Back on the sidewalk, I was torn. As part-owner of a small business (, I feel empathy for anyone displaying the courage to open a store. At the same time, the predatory, reptilian part of my brain thinks “Good…Presents for the gift drawer within 90 days”. One can choose to open a toy store on a block with no parking for customers. One can choose to open a toy store between a burned-out apartment building and a casket showroom. One can choose to open a toy store across the street from Toys R Us. But when the inevitable happens and you’re forced to close the store and sell your inventory for 50% off, I will be there. I am the Angel of Death in Lilly Pulitzer.

I am not callous. Given my druthers, I would avoid the Consumer Deathwatch at all costs but Daughter goes to ten birthday parties a month. I think some of her classmates have four birthdays a year. I have taken her to two birthday parties in a single day (I could be convinced to do a third in one day, but the venue better have a hard liquor license), and all of these rapidly aging children require presents. I have established an upper price limit on all but her closest friends, but the sad fact is nearly everything in my price range is crap. I’m talking the kind of junk that fails at the basic requirements of whatever it is supposed to do — pouring cups that leak, trains whose wheels don’t roll in the same direction, baby dolls who spit blinding venom when held close to the child’s face (okay, maybe not, but the dolls in my price range are really ugly and look as if they might). My preferred option is to buy cuter, more expensive toys at deep discount.

Once the store in the alley lets out the death rattle, I’ll be there, grabbing everything suitable for a 4-7 year old with shelf space and a short attention span. If the item is good and reasonably priced, I will grab four or five, although nothing makes a person feel as uniquely awful as swooping down on someone’s broken dreams and buying in bulk. The store owner is behind the counter, alternately dabbing at her eyes, and hissing pleas to the credit card people that keep calling, and I come bounding up chirping, “Do you have any more Fairy Woodkins in the back of the store?”

I get the presents-to-be home and turn into the Jealous Keeper of the Gift Drawer. I worry that if I were to die suddenly, Consort would have no idea how to decide who gets what. The riddles of gift-giving go something like this:

1. Does Daughter know the child well? Could I identify this child in a crowd of three? If not, why the hell are we driving to Woodland Hills?
2. Do I owe the mother a favor? How big of a favor? I have a Mafia-like list of favors done and favors owed in my head, and while the gifts never get smaller due to the owing of favors, they can certainly get larger. Hold my daughter’s head when she throws up on the schoolyard, and your kid’s gift just doubled.
3. Is the parent mounting some extraordinary event? I will resent the snot out of you for hiring Cirque De Soleil for the afternoon but I will increase the value of your kid’s gift to reflect the magnitude of the spectacle.

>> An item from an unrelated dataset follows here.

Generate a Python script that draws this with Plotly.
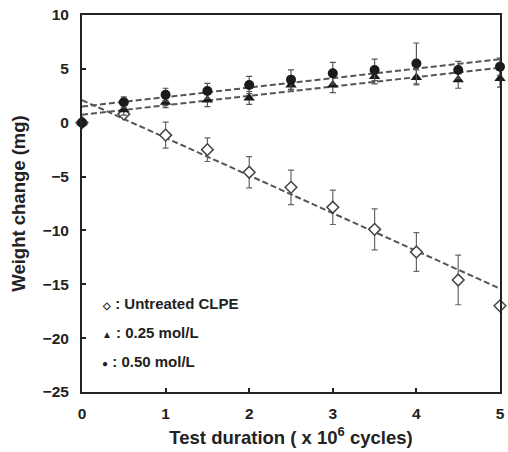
import plotly.graph_objects as go

x = [0, 0.5, 1, 1.5, 2, 2.5, 3, 3.5, 4, 4.5, 5]
untreated = [0, 0.8, -1.15, -2.5, -4.6, -6.0, -7.85, -9.9, -12.0, -14.6, -17.0]
untreated_err = [0, 0.3, 1.2, 1.1, 1.45, 1.6, 1.6, 1.9, 1.8, 2.3, 0]
mol025 = [0, 1.2, 1.9, 2.1, 2.3, 3.5, 3.5, 4.3, 4.2, 4.0, 4.1]
mol025_err = [0, 0.5, 0.5, 0.6, 0.6, 0.6, 0.7, 0.7, 0.7, 0.8, 0.8]
mol050 = [0, 1.9, 2.6, 2.95, 3.5, 4.0, 4.6, 4.9, 5.5, 4.9, 5.2]
mol050_err = [0, 0.5, 0.6, 0.7, 0.8, 0.9, 1.0, 1.0, 1.9, 0.8, 0.8]

fit_x = [0, 5]
fit_untreated = [2.1, -15.4]
fit_025 = [0.75, 5.1]
fit_050 = [1.5, 5.9]

legend_symbols = ["\u25c7", "\u25b2", "\u25cf"]
legend_labels = [" : Untreated CLPE", " : 0.25 mol/L", " : 0.50 mol/L"]
legend_y = [-16.75, -19.5, -22.2]

FONT = "Liberation Sans, Arial, sans-serif"
dash_col = "#555555"
fig = go.Figure()
for fy in [fit_untreated, fit_025, fit_050]:
    fig.add_trace(go.Scatter(x=fit_x, y=fy, mode="lines",
                             line=dict(color=dash_col, width=2, dash="6px,3px"),
                             showlegend=False, hoverinfo="skip", cliponaxis=False))

fig.add_trace(go.Scatter(x=x, y=untreated, mode="markers",
                         error_y=dict(type="data", array=untreated_err, color="#666666", thickness=1.2, width=3),
                         marker=dict(symbol="diamond", size=9, color="white",
                                     line=dict(color="#444444", width=1.5)),
                         showlegend=False, cliponaxis=False))
fig.add_trace(go.Scatter(x=x, y=mol025, mode="markers",
                         error_y=dict(type="data", array=mol025_err, color="#555555", thickness=1.2, width=3),
                         marker=dict(symbol="triangle-up", size=10, color="#1a1a1a"),
                         showlegend=False, cliponaxis=False))
fig.add_trace(go.Scatter(x=x, y=mol050, mode="markers",
                         error_y=dict(type="data", array=mol050_err, color="#555555", thickness=1.2, width=3),
                         marker=dict(symbol="circle", size=10, color="#1a1a1a"),
                         showlegend=False, cliponaxis=False))

for sym, lab, yv in zip(legend_symbols, legend_labels, legend_y):
    fig.add_annotation(x=0.22, y=yv, xref="x", yref="y",
                       text=f"<span style='font-size:10px'>{sym}</span>{lab}", showarrow=False,
                       xanchor="left", yanchor="middle",
                       font=dict(family=FONT, size=15, color="#222222", weight="bold"))

axis_common = dict(showline=True, linecolor="#222222", linewidth=2, mirror=True,
                   ticks="inside", ticklen=4, tickcolor="#222222", tickwidth=1.5,
                   showgrid=False, zeroline=False,
                   tickfont=dict(family=FONT, size=15.5, color="#222222", weight="bold"))

fig.update_layout(
    width=508, height=452,
    margin=dict(l=82, r=3, t=15, b=60),
    paper_bgcolor="white", plot_bgcolor="white",
    xaxis=dict(range=[0, 5], tickvals=[0, 1, 2, 3, 4, 5], ticklabelstandoff=6,
               title=dict(text="Test duration ( x 10<sup>6</sup> cycles)", standoff=10,
                          font=dict(family=FONT, size=18.5, color="#222222", weight="bold")),
               **axis_common),
    yaxis=dict(range=[-25, 10], tickvals=[-25, -20, -15, -10, -5, 0, 5, 10], ticklabelstandoff=8,
               ticktext=["\u221225", "\u221220", "\u221215", "\u221210", "\u22125", "0", "5", "10"],
               title=dict(text="Weight change (mg)", standoff=12,
                          font=dict(family=FONT, size=18.5, color="#222222", weight="bold")),
               **axis_common),
)

fig.write_html("out.html", config={"displayModeBar": False},
               post_script="document.body.style.margin='0';document.body.style.padding='0';document.body.style.overflow='hidden';")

Once these questions have been answered I am ready to make my choice. I do attempt to choose carefully, with an eye toward what I have seen the particular child playing with in the past, but in a pinch, I will always revert to the gender truisms of toys — girls appreciate pink and shiny; boys will never turn down a gift that might puncture someone’s trachea. It is then wrapped, bowed, and sent off to live with some child who might actually play with it for up to an hour before it is broken by their little sister/eaten by their dog/declared dead and buried in their side yard.

And, as the gift drawer empties, I am off again, hoping against hope someone’s decided to open a toy store next to a freeway on-ramp.